İstanbul Üniversitesi Adli Tıp Enstitüsü eski Müdürü Prof. Dr. Sevil Atasoy, “Özal’ın ölüm sebebi yüksek dozda alınan ilaçtır. Bu ilacı kendisi yanlışlıkla mı aldı, yoksa ona bir anda ya da kısa aralıklarla mı verildi bilmek mümkün değil” dedi.
İSTANBUL
Toksikoloji uzmanı eski İstanbul Üniversitesi Adli Tıp Enstitüsü Müdürü Prof. Dr. Sevil Atasoy, 8. Cumhurbaşkanı Turgut Özal’ın yüksek dozda ilaç verilerek öldüğünü öne sürdü. Özal’ın zehirlenmediğinin söylenemeyeceğini belirten Sevil Atasoy, raporun yazım aşamasında iki ay gibi bir süre verilmesinin yanlış olduğunu kaydetti. Atasoy, “Zehirlenmediği söylenemez, çünkü aceleye getirilmiş bir çalışmadır. Feth-i kabirden itibaren her bir alanın uzmanlarıyla çalışılmamış olmasının etkilerini hissetmemek mümkün değil” dedi.

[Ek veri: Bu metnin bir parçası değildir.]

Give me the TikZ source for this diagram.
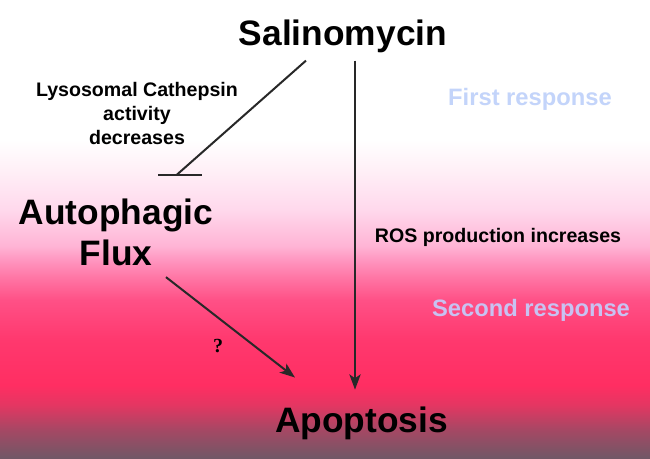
\documentclass[tikz,border=0pt]{standalone}
\usepackage{fontspec}
\setmainfont{Liberation Sans}
\newfontfamily\qfont{Liberation Serif}
\usetikzlibrary{arrows.meta}
\definecolor{bgA}{RGB}{110,88,102}
\definecolor{bgB}{RGB}{165,72,100}
\definecolor{bgC}{RGB}{228,54,98}
\definecolor{bgD}{RGB}{255,46,98}
\definecolor{bgE}{RGB}{255,56,110}
\definecolor{bgF}{RGB}{255,80,134}
\definecolor{bgG}{RGB}{255,118,165}
\definecolor{bgK}{RGB}{255,150,192}
\definecolor{bgH}{RGB}{255,180,213}
\definecolor{bgI}{RGB}{255,216,236}
\definecolor{bgJ}{RGB}{255,240,247}
\definecolor{firstcol}{RGB}{195,212,250}
\definecolor{secondcol}{RGB}{200,194,242}
\definecolor{linecol}{RGB}{40,40,40}
% tikz maps the path onto the middle half (25bp..75bp) of the shading
\pgfdeclareverticalshading{bgshade}{100bp}{color(0bp)=(bgA); color(25bp)=(bgA); color(28.15bp)=(bgB);
  color(30.9bp)=(bgC); color(33.05bp)=(bgD); color(37.95bp)=(bgE); color(42.3bp)=(bgF);
  color(44.8bp)=(bgG); color(46.7bp)=(bgK); color(48.2bp)=(bgH); color(52.1bp)=(bgI);
  color(56.5bp)=(bgJ); color(59.75bp)=(white); color(100bp)=(white)}

\begin{document}
\begin{tikzpicture}[x=0.75pt,y=-0.75pt,
    big/.style={font=\bfseries\fontsize{26.5}{30.75}\selectfont, inner sep=0pt, align=center},
    small/.style={font=\bfseries\fontsize{14.7}{18}\selectfont, inner sep=0pt, align=center},
    resp/.style={font=\bfseries\fontsize{17.8}{20}\selectfont, inner sep=0pt},
    link/.style={draw=linecol, line width=1.5pt},
    arr/.style={link, -{Stealth[length=11.5pt, width=8.5pt, inset=3pt]}}]
  \shade[shading=bgshade] (0,0) rectangle (650,459);
  \useasboundingbox (0,0) rectangle (650,459);

  % nodes
  \node[big, anchor=base] (sal) at (343,46) {Salinomycin};
  \node[big, anchor=center] (flux) at (116,232.4) {Autophagic\\Flux};
  \node[big, anchor=base] (apo) at (361.5,433) {Apoptosis};

  % labels
  \node[small, anchor=center] (lys) at (137,113) {Lysosomal Cathepsin\\activity\\decreases};
  \node[small, anchor=base] (ros) at (498,243) {ROS production increases};
  \node[resp, anchor=base, text=firstcol] (first) at (530,106) {First response};
  \node[resp, anchor=base, text=secondcol] (second) at (531,317) {Second response};
  \node[font=\qfont\bfseries\fontsize{15}{18}\selectfont, inner sep=0pt] (q) at (218,346) {?};

  % connectors
  \coordinate (inh) at ([shift={(-166,121)}]sal.south);
  \draw[link] ([shift={(-37,7)}]sal.south) -- (inh);
  \draw[link] ([shift={(-19,0)}]inh) -- ([shift={(25,0)}]inh);
  \draw[arr] ([shift={(12,7)}]sal.south) -- ([shift={(-6.5,-17.5)}]apo.north);
  \draw[arr] ([shift={(50,11)}]flux.south) -- ([shift={(-66.5,-29.6)}]apo.north);
\end{tikzpicture}
\end{document}
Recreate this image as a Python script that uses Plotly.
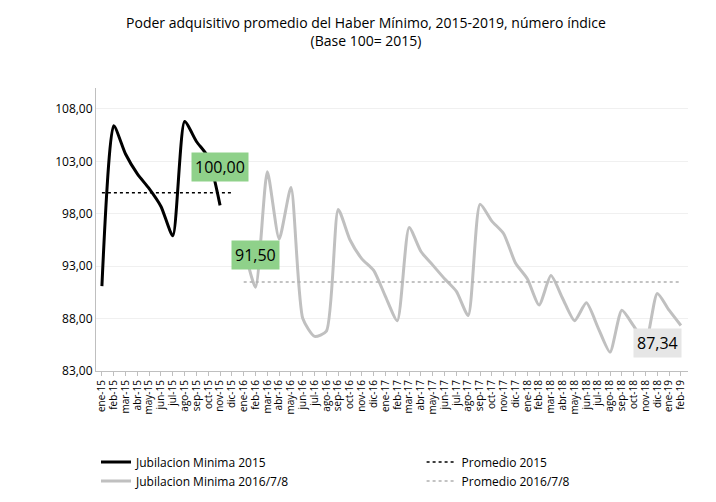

Prof. Dr. Sevil Atasoy Merhum Cumhurbaşkanı Turgut Özal’ın şüpheli ölümü ile ilgili Adli Tıp Kurumu’nun geçtiğimiz aylarda hazırladığı otopsi raporlarındaki çelişkileri anlattı. Cihan Haber Ajansı’na konuşan Atasoy, otopsi raporunun birçok yerinde kes-yapıştır tekniği ile uzman görüşlerinin yer aldığını ve tarih ve yazım hataları olduğunu belirtti. Atasoy, “Adli Tıp Kurumu’nun ‘zehir var ama zehirlenme yok’ şeklindeki açıklaması, sanırım 16. yüzyılın önemli bilim adamlarından ve toksikolojinin kurucularından kabul edilen İsviçreli doktor ve kimyager Paracelsus’un ‘Her şey zehirdir, mühim olan dozdur’ cümlesine atıfta bulunmuşlar. Bir anlamda, insanı öldürebilecek maddeye rastladıklarını ancak bununla öldüğünü kanıtlayamadıklarını belirtiyorlar. Birçok yerde uzman görüşleri ‘kes-yapıştır’ tekniği ile üst kurulun raporuna alınmıştı, tarih ve yazım hataları vardı.” dedi.
BAŞTAN SAVMA
Beş aya varan bir süre raporu ve dosya ile ilgili belgeleri değerlendiren Prof. Dr. Sevil Atasoy, raporun toksikoloji raporundan ziyade bir jeoloji raporu gibi hazırlandığını dile getirdi. Atasoy şu ifadeleri kullandı: “Rapor, bir toksikoloji raporundan ziyade bir jeoloji raporunda rastlanacak oranda fazla sayıda toprak analizi içeriyordu. Kimi yerde yabancı kaynaklara atıfta bulunulmuştu. Bu çok doğal ve güzel bir şey... Ancak bir kaynak örneğin, cenazenin tabutla gömüldüğü Hristiyan mezarlıklarındaki toprak kirlilikleriyle ilgiliydi. Bizim örneğimizde bir mezarlık yok. Dolayısıyla raporu ne yazık ki tatmin edici bulduğumu söyleyemem.”
YÜKSEK DOZ
Turgut Özal’ın 19 yıl aradan sonra yapılan otopsi materyalinde toksikoloji incelemesi sırasında Adli Tıp Kurumu’nun çok önemli bir ayrıntıyı gözden kaçırdığını dile getiren Sevil Atasoy, ölüme neden olan ilacın yüksek dozda tüketilmiş olduğuna dikkat çekti. Atasoy’un konuyla ilgili tespiti şöyle: “Turgut Özal’ın ölümüne neden olan kimyasal maddeyi Adli Tıp Kurumu Kimya Dairesi bulmuş ve raporuna yazmış. Bu bir müstahzar ilaç... Bana göre ölüme neden olan bu ilaç. Çünkü tüm veriler bu yönde. Ancak her nedense, bulguları yorumlayanlar, bu çok basit ayrıntıyı ciddiye almamış gözüküyor. İlacın adını kitabımda açıkladım. Yüksek dozda tüketmiş olması gerekir. Bunu kendisi yanlışlıkla mı aldı, yoksa ona bir anda ya da kısa aralıklarla mı verildi bilmek mümkün değil.”